The first we can work around very easily, although it sounds like maybe we should add some style guide updates to not directly crisscross signals between FSMs without going through some kind of assign element (my guess is if we through ports it also doesn't matter, since this kind of behavior definitely exists elsewhere).

The second I will double check via other tools, but I'm fairly certain.

Does that sound okay to everyone?

rasmus-madsen commented 2 years ago

@tjaychen @rswarbrick so after giving this some more thought I think there is a semantical difference here - which is why we disagree!

I think we all agree that this is a simulation issue - not a synthesis issue. and the reason for this is depending on the scheduling - of which there is none in real hardware.

so the loop here is probably better named an EVENT LOOP rather than a combinatorial loop. because it is the event schedule that loops due to the x.

I don't think that changes a whole lot about the solution space - but it might make us agree more on what the problem is.
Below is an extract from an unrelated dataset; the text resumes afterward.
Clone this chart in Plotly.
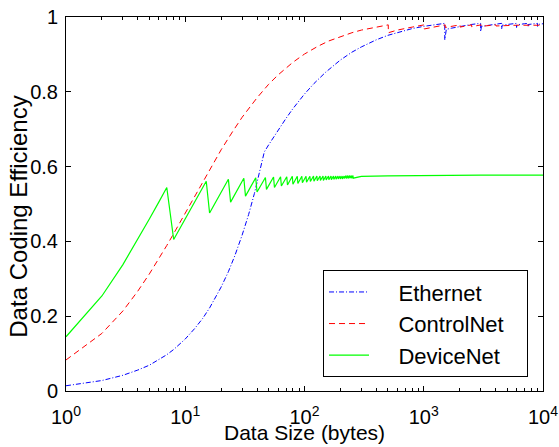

I still believe that xcelium is correct about flagging this as an issue. as the code in the case of X is ambiguous. but I think @tjaychen is correct in claiming this is not truly combinatioral.

in any case, I still believe the correct solution would be to update the code to remove any ambiguities.

tjaychen commented 2 years ago

yes agreed I will update the code. (please see my latest comment there, I will also reword the PR to remove mention of "tool" issues).

I also think per @rswarbrick examples earlier, we need to come up with some kind of style guide suggestion to head these things off in the future. Can you guys think of any general description that would capture this well?

This sort of thing where one FSM triggers another, which then sends a "done" back to advance the state is actually quite common, so I don't know exactly how to word this. Should we say that if two FSM's in the same module are talking to each other, we should have temporary variables (assign statements) to breakup the signals?

rasmus-madsen commented 2 years ago

not sure what the general recommendation would be. but I would suggest using assigns or setting the other branch leg of an if. the a=0 if (b) a = 1

is causing the event loop - so rewriting this to if(b) a = 1 else a = 0

would also fix the issue.

lastly splitting the processes into smaller independent ones would also solve this.

@rswarbrick any preferences or suggestions?

rswarbrick commented 2 years ago

Yeah, I'm not sure about a good style suggestion here. In the case of this code, the best thing is probably to split out the rma_wipe_req signal, since there's nice way to write it without needing another case statement. I can definitely think of situations where it's not so obvious how to do this nicely. :-(

@tjaychen: I completely agree that this is a spurious silliness caused by an interaction between X propagation rules and the SystemVerilog scheduling semantics. It's a bit unfortunate that the language we're using to describe our hardware has this footgun built in. But it does. And many others! So I guess we need to treat this like we code for linters: write code in a constrained subset of the language that doesn't trigger any of the over-eager lint checks, or overly-stupid simulator schedulers. Doing so without tool support is almost impossible so we should expect to run into this sort of thing whenever we run code with a new tool. Such is life!

Finally, I'm still a little bit surprised that Verilator doesn't spit out UNOPTFLAT warnings about this construct, since there is a genuine loop in the front-end RTL (even though it will never cause a problem post-synthesis). I might try to make a smaller example and raise a bug report in the new year.

nikola-miladinovic commented 2 years ago

@weicaiyang @rasmus-madsen Please do not forget to create and mention here VCS issue for XPROP settings. If I understood correctly, we should test XPROP inside all instances of DUT, not only at file DUT itself.

weicaiyang commented 2 years ago

@weicaiyang @rasmus-madsen Please do not forget to create and mention here VCS issue for XPROP settings. If I understood correctly, we should test XPROP inside all instances of DUT, not only at file DUT itself.

@nikola-miladinovic as I replied earlier, we already enabled all instances of DUT to test with xprop for VCS. VCS doesn't interpret this as a dead loop. It behaves more align with synthesis tools.

tjaychen commented 2 years ago

coming back to this a bit late, but i will update per the suggestions and make it clearer in the code what was the problem we encountered.

cdgori commented 2 years ago

For whatever it is worth, this has been a major divergence point between VCS and $(Cadence sim) for many many years (10+ at least), because I have encountered this exact problem in the past (two interlocked always statements each using the set-output-to-default-at-the-top-of-the-block idiom). VCS either recognizes this construction or does some kind of loop-squashing here.

I also agree with Tim that it's not a real loop, X isn't a real value in hardware. But we do need to be able to sim for a great many reasons so Xprop analysis and fixing becomes a reality. If you want to say "avoid this idiom" in the RTL style I would be ok with it - I can make arguments for and against having all outputs assigned a known value at each terminal branch of conditionals in a block. Most of the arguments against are now caught by tools (the most common one is when someone forgets to assign one output and latch inference is detected), so I'm mostly in favor of avoiding the default-at-the-top idiom these days.